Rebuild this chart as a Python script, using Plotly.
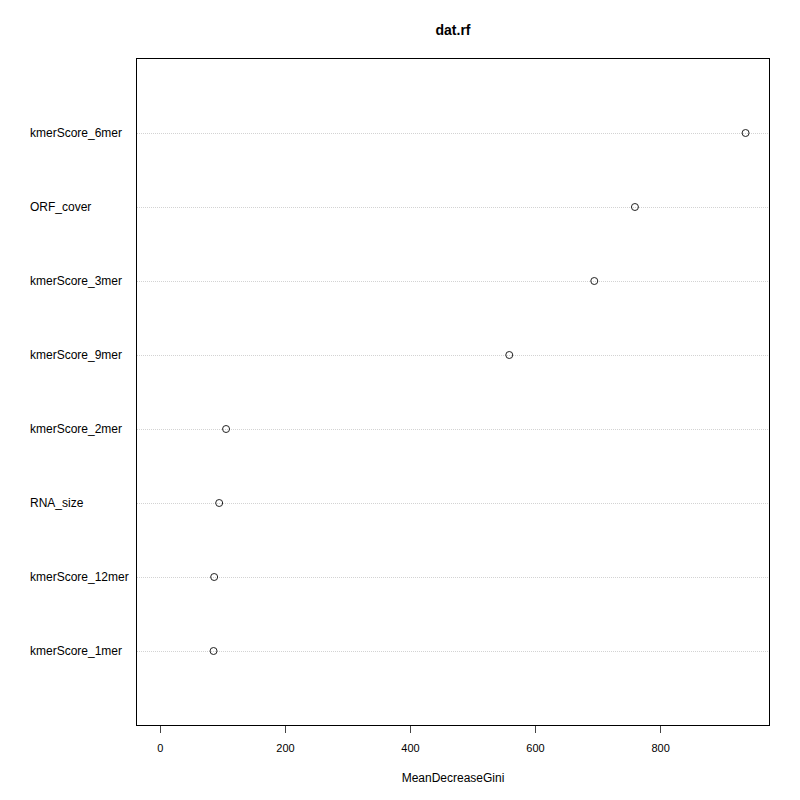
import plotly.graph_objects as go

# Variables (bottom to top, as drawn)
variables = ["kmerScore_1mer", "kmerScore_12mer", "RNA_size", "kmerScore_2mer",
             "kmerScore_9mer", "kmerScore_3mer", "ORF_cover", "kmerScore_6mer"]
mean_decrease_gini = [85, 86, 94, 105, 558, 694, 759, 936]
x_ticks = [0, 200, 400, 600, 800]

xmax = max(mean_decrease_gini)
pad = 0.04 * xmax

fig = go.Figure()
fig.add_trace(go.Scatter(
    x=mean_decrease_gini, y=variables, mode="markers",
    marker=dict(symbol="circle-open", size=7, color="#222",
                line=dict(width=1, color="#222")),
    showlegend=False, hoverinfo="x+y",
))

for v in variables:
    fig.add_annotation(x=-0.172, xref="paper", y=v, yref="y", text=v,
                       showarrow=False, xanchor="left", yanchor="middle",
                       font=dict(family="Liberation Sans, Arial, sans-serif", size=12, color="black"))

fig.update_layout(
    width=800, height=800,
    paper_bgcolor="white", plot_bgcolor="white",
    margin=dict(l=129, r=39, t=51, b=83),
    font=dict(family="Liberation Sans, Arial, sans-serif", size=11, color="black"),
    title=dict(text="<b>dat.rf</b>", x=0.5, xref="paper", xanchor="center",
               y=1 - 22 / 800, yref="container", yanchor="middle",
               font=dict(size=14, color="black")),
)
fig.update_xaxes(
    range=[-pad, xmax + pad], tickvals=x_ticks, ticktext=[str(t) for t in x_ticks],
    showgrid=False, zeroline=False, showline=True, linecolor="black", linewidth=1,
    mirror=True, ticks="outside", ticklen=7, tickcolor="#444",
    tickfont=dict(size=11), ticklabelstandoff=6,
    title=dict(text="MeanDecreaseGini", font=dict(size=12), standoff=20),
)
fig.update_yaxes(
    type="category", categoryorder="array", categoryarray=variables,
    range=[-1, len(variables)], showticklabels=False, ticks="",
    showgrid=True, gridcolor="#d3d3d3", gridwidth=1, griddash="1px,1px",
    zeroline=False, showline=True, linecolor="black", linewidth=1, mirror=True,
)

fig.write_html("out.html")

:::::

§ Directive
Begin at the top of the material above and output each line exactly, stopping after the line that holds "pad = 0.04 * xmax". Leave out pictures.

§ Finished task
Rebuild this chart as a Python script, using Plotly.
import plotly.graph_objects as go

# Variables (bottom to top, as drawn)
variables = ["kmerScore_1mer", "kmerScore_12mer", "RNA_size", "kmerScore_2mer",
             "kmerScore_9mer", "kmerScore_3mer", "ORF_cover", "kmerScore_6mer"]
mean_decrease_gini = [85, 86, 94, 105, 558, 694, 759, 936]
x_ticks = [0, 200, 400, 600, 800]

xmax = max(mean_decrease_gini)
pad = 0.04 * xmax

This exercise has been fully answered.